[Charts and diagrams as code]

(begin)

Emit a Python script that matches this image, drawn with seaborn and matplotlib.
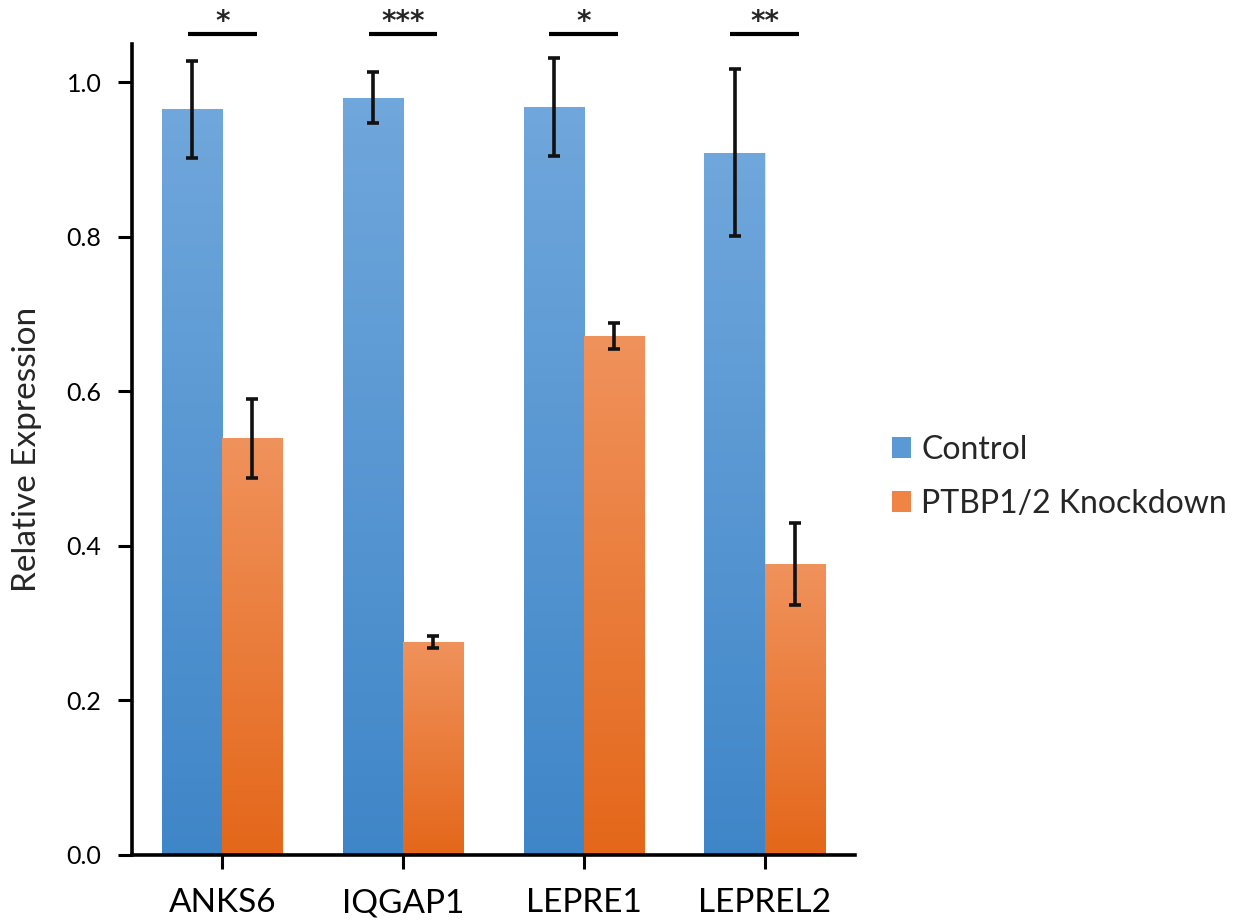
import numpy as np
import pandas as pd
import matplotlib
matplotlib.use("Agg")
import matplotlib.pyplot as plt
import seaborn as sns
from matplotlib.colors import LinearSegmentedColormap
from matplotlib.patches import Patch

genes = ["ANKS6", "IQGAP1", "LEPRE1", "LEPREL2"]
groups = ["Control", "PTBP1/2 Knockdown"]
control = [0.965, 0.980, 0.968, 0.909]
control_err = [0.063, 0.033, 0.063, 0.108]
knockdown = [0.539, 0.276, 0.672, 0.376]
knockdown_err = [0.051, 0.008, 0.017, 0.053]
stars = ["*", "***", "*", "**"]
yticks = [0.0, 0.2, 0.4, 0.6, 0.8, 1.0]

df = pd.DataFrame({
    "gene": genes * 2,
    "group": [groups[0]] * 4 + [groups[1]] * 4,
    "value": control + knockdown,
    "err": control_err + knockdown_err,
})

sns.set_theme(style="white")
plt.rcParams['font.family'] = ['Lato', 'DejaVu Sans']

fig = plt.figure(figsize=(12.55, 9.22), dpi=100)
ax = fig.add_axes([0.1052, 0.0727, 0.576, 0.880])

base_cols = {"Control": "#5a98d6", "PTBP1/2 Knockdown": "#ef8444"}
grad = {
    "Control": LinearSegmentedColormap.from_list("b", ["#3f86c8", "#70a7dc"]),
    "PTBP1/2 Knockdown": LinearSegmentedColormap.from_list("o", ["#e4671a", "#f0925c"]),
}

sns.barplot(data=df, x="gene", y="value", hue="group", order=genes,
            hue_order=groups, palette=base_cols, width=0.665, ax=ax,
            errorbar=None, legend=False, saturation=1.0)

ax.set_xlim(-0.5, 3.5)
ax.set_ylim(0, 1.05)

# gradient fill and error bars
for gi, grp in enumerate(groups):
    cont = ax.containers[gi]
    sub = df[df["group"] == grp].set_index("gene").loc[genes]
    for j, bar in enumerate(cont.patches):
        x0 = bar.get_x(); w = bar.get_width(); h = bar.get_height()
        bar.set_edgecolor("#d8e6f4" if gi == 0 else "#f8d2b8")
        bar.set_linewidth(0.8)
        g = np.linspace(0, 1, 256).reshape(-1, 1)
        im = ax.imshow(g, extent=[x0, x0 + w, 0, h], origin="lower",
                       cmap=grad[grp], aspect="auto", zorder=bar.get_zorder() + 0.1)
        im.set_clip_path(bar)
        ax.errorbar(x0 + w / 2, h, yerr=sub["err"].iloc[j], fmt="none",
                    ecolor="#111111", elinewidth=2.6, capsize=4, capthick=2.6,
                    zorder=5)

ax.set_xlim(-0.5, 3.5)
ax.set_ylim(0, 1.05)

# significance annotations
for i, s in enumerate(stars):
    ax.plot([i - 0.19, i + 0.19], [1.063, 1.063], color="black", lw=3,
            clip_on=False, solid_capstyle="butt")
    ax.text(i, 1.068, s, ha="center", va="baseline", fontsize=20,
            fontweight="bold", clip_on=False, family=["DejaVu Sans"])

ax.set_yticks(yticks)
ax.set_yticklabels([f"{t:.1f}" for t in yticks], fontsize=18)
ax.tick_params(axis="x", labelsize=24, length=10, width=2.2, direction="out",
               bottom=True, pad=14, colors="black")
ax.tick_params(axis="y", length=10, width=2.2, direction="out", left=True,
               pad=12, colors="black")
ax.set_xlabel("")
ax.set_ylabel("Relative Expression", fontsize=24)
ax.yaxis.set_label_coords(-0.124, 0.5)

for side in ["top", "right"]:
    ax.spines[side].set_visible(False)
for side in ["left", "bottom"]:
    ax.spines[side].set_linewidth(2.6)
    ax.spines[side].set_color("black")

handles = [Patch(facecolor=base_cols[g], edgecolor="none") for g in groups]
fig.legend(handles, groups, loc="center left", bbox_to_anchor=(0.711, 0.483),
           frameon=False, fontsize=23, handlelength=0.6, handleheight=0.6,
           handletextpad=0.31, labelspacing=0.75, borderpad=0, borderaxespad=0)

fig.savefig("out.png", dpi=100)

(end)
(begin)

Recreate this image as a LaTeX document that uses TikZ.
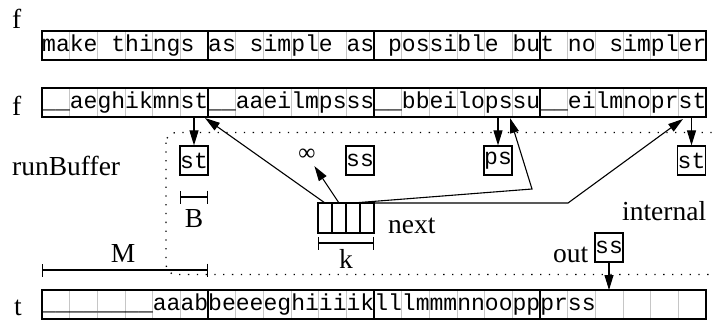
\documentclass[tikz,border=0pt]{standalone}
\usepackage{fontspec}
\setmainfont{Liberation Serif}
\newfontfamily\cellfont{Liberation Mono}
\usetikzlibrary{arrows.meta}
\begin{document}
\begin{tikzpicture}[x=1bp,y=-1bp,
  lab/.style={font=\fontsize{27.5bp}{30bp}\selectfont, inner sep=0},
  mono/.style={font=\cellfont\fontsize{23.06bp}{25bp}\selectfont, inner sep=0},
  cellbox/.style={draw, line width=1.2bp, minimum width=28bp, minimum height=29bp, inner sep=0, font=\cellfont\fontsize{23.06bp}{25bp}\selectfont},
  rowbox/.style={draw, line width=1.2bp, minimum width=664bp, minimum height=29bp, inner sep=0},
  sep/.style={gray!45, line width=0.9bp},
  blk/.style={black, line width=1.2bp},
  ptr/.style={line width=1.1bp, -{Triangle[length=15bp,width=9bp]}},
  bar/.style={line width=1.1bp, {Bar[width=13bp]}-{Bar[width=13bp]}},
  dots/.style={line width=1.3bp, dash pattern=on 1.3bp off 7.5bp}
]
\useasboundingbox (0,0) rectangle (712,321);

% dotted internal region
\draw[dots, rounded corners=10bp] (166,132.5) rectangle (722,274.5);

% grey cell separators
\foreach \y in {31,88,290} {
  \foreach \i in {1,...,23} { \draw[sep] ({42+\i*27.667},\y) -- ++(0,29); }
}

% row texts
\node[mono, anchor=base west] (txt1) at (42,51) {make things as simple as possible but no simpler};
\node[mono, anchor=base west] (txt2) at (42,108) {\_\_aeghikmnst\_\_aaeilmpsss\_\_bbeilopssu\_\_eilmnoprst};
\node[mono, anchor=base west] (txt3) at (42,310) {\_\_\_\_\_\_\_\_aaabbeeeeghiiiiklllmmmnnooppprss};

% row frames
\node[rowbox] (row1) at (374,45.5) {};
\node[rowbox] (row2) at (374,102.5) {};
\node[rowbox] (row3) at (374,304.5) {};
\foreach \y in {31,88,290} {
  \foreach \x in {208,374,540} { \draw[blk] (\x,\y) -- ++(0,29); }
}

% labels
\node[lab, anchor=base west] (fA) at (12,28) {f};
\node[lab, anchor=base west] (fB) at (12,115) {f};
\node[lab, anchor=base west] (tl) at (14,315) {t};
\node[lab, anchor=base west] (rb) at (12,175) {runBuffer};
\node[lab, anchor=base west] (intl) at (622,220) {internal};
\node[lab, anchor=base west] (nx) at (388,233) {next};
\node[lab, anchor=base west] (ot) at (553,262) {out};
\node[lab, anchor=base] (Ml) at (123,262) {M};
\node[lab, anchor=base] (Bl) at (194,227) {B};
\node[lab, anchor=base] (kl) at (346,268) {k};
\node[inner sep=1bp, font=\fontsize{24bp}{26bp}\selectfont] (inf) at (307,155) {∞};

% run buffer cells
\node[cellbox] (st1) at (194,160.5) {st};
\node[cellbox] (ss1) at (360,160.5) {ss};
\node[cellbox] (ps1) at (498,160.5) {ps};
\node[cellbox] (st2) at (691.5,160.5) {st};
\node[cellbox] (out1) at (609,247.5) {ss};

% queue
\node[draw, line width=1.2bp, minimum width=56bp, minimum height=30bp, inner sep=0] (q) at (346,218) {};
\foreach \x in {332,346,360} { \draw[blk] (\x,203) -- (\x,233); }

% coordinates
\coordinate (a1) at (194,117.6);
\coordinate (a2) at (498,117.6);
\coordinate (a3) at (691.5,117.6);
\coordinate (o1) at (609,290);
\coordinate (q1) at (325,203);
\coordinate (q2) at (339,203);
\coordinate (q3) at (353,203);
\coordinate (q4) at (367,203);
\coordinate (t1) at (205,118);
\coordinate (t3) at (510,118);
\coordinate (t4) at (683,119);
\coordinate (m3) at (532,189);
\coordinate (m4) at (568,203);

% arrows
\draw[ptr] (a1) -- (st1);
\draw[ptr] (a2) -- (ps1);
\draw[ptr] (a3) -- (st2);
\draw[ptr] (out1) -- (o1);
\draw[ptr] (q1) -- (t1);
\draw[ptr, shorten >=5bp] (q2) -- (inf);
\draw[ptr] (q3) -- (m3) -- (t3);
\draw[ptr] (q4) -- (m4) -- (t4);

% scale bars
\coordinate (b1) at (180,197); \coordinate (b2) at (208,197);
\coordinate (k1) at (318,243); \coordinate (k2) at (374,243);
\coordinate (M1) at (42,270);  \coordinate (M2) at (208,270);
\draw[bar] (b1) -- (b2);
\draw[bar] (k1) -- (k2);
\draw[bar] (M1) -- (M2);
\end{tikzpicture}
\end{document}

(end)

◆ **Objective**
In the listing above, find the line with "Emit a Python" and the line with "yticks = [0.0, 0.2, 0.4, 0.6, 0.8, 1.0]". Set down both and every line between them, minus the pictures.

◆ **Exercise response**
Emit a Python script that matches this image, drawn with seaborn and matplotlib.
import numpy as np
import pandas as pd
import matplotlib
matplotlib.use("Agg")
import matplotlib.pyplot as plt
import seaborn as sns
from matplotlib.colors import LinearSegmentedColormap
from matplotlib.patches import Patch

genes = ["ANKS6", "IQGAP1", "LEPRE1", "LEPREL2"]
groups = ["Control", "PTBP1/2 Knockdown"]
control = [0.965, 0.980, 0.968, 0.909]
control_err = [0.063, 0.033, 0.063, 0.108]
knockdown = [0.539, 0.276, 0.672, 0.376]
knockdown_err = [0.051, 0.008, 0.017, 0.053]
stars = ["*", "***", "*", "**"]
yticks = [0.0, 0.2, 0.4, 0.6, 0.8, 1.0]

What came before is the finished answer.